Much like the Arian issue, the Council of Nicaea didn’t really get accepted by every Church for a few hundred years. And even though the council established that the date of Easter would be the first Sunday after the full moon following the vernal equinox, the method of measuring these things differed from place to place.
Things got muddled up again when the Gregorian calendar was established in 1582, officially replacing the Julian calendar in Catholic countries. Even though its more accurate way of connecting months to the length of the year had been accepted across the world by the 1900s, the Eastern Orthodox religions still observe the Julian calendar for Easter, which usually takes place after it is celebrated in the Western Churches.
That brings us to 2025, which will see a remarkable coincidence: Both the Eastern and Western will hold Easter on the same day this year — April 20 — a joint celebration that doesn’t happen often.
Pope Francis found an opportunity to bring the topic up in remarks at an ecumenical prayer service marking the end of the Week of Prayer for Christian Unity last month.
“I renew my appeal that this coincidence may serve as an appeal to all Christians to take a decisive step forward towards unity around a common date for Easter. The Catholic Church is open to accepting the date that everyone wants: a date of unity,” Francis said Jan. 25.

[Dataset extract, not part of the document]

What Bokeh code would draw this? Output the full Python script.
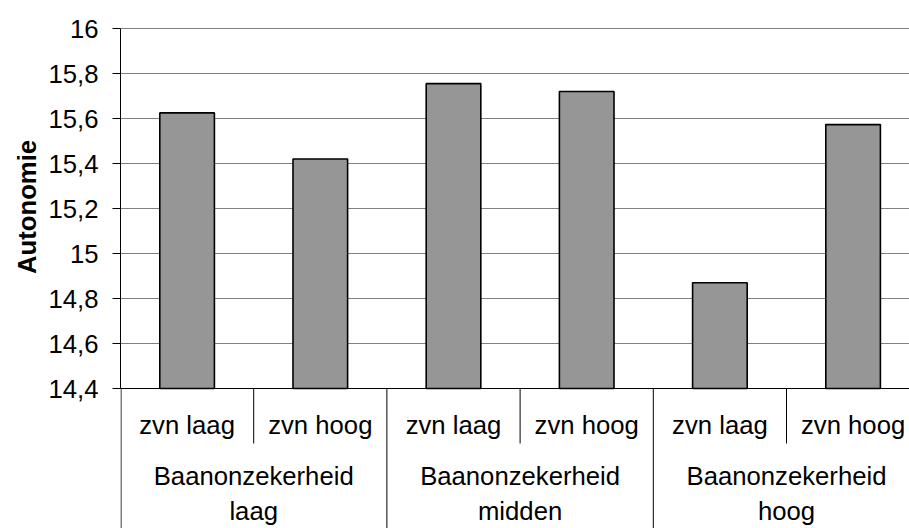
from bokeh.plotting import figure
from bokeh.models import Range1d, CustomJSTickFormatter, FixedTicker, Title
from bokeh.core.properties import value
from bokeh.embed import file_html
from bokeh.resources import INLINE

# ---- data ----
subcategories = ["zvn laag", "zvn hoog", "zvn laag", "zvn hoog", "zvn laag", "zvn hoog"]
groups = ["Baanonzekerheid\nlaag", "Baanonzekerheid\nmidden", "Baanonzekerheid\nhoog"]
autonomie = [15.625, 15.42, 15.755, 15.72, 14.87, 15.573]
y_ticks = [14.4, 14.6, 14.8, 15.0, 15.2, 15.4, 15.6, 15.8, 16.0]
y_axis_label = "Autonomie"

# ---- layout ----
W, H = 909, 528
LEFT = 120
TOP = 28                # pixel row of the top tick
AXIS_Y = 388            # pixel row of the category axis
CAT_PX = 133.2          # pixel width of one sub-category
FONT = "Liberation Sans"
FS = "25.7px"
TITLE_LEN = 131         # rendered length of the rotated y title, px

y_lo, y_hi = y_ticks[0], y_ticks[-1]
px_per_y = (AXIS_Y - TOP) / (y_hi - y_lo)
y_start = y_lo - (H - AXIS_Y) / px_per_y
y_end = y_hi + 1 / px_per_y
x_end = (W - LEFT) / CAT_PX
n = len(subcategories)
gsize = n // len(groups)

def ypx(dpx):
    return y_lo - dpx / px_per_y

p = figure(width=W, height=H, output_backend="svg", toolbar_location=None,
           x_range=Range1d(0, x_end), y_range=Range1d(y_start, y_end),
           x_axis_location=None,
           min_border_left=LEFT, min_border_right=0,
           min_border_top=TOP - 1, min_border_bottom=0)
p.outline_line_color = None
p.background_fill_color = "white"
p.border_fill_color = "white"

ticker = FixedTicker(ticks=y_ticks, minor_ticks=[])
ax = p.yaxis[0]
ax.ticker = ticker
ax.bounds = (y_lo, y_hi)
ax.formatter = CustomJSTickFormatter(
    code="return tick.toFixed(1).replace('.0','').replace('.',',');")
ax.major_tick_out = 8
ax.major_tick_in = 0
ax.minor_tick_out = 0
ax.minor_tick_in = 0
ax.axis_line_color = "black"
ax.major_tick_line_color = "black"
ax.major_label_standoff = 14
ax.major_label_text_font = FONT
ax.major_label_text_font_size = FS
ax.major_label_text_color = "black"

# y-axis title, anchored so that it is centred on the value axis
axis_mid = (TOP + AXIS_Y) / 2
p.add_layout(Title(text=y_axis_label, align="left",
                   offset=H - (axis_mid + TITLE_LEN / 2),
                   text_font=FONT, text_font_size=FS, text_font_style="bold",
                   text_color="black", standoff=10), "left")

p.xgrid.visible = False
p.ygrid.ticker = ticker
p.ygrid.grid_line_color = "#808080"
p.ygrid.grid_line_width = 1

xs = [i + 0.5 for i in range(n)]
p.vbar(x=xs, top=autonomie, bottom=y_lo, width=0.41,
       fill_color="#969696", line_color="black", line_width=1.6)

# category axis baseline
p.segment(x0=[0], x1=[x_end], y0=[y_lo], y1=[y_lo], line_color="black", line_width=1)

# separators between sub-categories inside a group
sub_sep = [g * gsize + k for g in range(len(groups)) for k in range(1, gsize)]
p.segment(x0=sub_sep, x1=sub_sep, y0=[y_lo] * len(sub_sep), y1=[ypx(55)] * len(sub_sep),
          line_color="black", line_width=1)

# separators between groups
half = 0.5 / CAT_PX
grp_sep = [g * gsize + (half if g == 0 else 0) for g in range(len(groups))]
p.segment(x0=grp_sep, x1=grp_sep, y0=[y_lo] * len(grp_sep), y1=[y_start] * len(grp_sep),
          line_color="black", line_width=1)

# sub-category labels
p.text(x=xs, y=[ypx(36)] * n, text=subcategories,
       text_font=value(FONT), text_font_size=FS, text_color="black",
       text_align="center", text_baseline="alphabetic")

# group labels (two lines)
gx = [g * gsize + gsize / 2 for g in range(len(groups))]
line1 = [g.split("\n")[0] for g in groups]
line2 = [g.split("\n")[1] for g in groups]
p.text(x=gx, y=[ypx(87)] * len(gx), text=line1,
       text_font=value(FONT), text_font_size=FS, text_color="black",
       text_align="center", text_baseline="alphabetic")
p.text(x=gx, y=[ypx(122)] * len(gx), text=line2,
       text_font=value(FONT), text_font_size=FS, text_color="black",
       text_align="center", text_baseline="alphabetic")

open("out.html", "w").write(file_html(p, INLINE))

It wasn’t the first time that the pope has broached the topic.
In 2022, for example, he told an Assyrian Orthodox patriarch: “Let us have the courage to put an end to this division that at times makes us laugh” with the ridiculous possibility that Christians could ask each other, “When does your Christ rise again?”
For most Christian laity, this topic isn’t really an issue — they celebrate Easter when it is celebrated in their parish church. Even the beginning of Lent isn’t a real issue among most people — even when Easter falls on the same day, the “40 day” preparation begins on a Wednesday in the West, and on a Monday in the East, and nobody panics about the disparity.
But the pope’s remarks are a reminder that the Catholic Church leadership is less committed to the date in the Western churches. In recent times, various popes have suggested just celebrating it on the second or third Sundays of April, and Eastern Catholic Churches often follow the Julian calendar, like their Orthodox counterparts.
Last December, Ecumenical Patriarch Bartholomew of Constantinople said the mutual celebration of Easter in 2025 will be “an amazing convergence.”
“As we have repeatedly highlighted lately, more than a calendrical coincidence, this alignment offers a great opportunity for togetherness, especially since the way of celebrating the date of Easter was one of the issues that the Council of Nicaea resolved,” he said, before urging Francis to accept the Julian calendar for the Catholic celebration.
Practically speaking, the Eastern method also makes sure Easter comes after the Jewish celebration of Passover — again, an issue less fundamental in the West.
However, it can affect things if the West accepts the Julian calendar for Easter. The latest date for Easter in the West is this year, April 25. In the East it is May 8. This means Pentecost could be in late June and push the celebrations of Most Holy Trinity and the feast of Corpus Christi into July, which is the beginning of the secular holiday season in many Western nations that are at least nominally Christian.
Still, you’d be hard pressed to find ordinary faithful clamoring for such a change. Personally, I’ve never lost a moment’s sleep over the thought that my Orthodox friends would be celebrating Easter on a different day, yet when Christians deny the divinity of Christ, I tremble.
Even at Easter’s most sacred site — the city of Jerusalem — celebrating Easter on the same day is more of a “platonic ideal” than a practical one. The truth is, letting Catholics and Orthodox use the Church of the Holy Sepulcher on different days to observe the Church’s most significant celebration makes things easier for all involved.
Even Bartholomew acknowledges a unified celebration wouldn’t solve the differences that divide the East and West. But Church leaders insist it would still be an important step for Christian unity.
At least until Christmas, which Orthodox Christians celebrate on Jan. 7.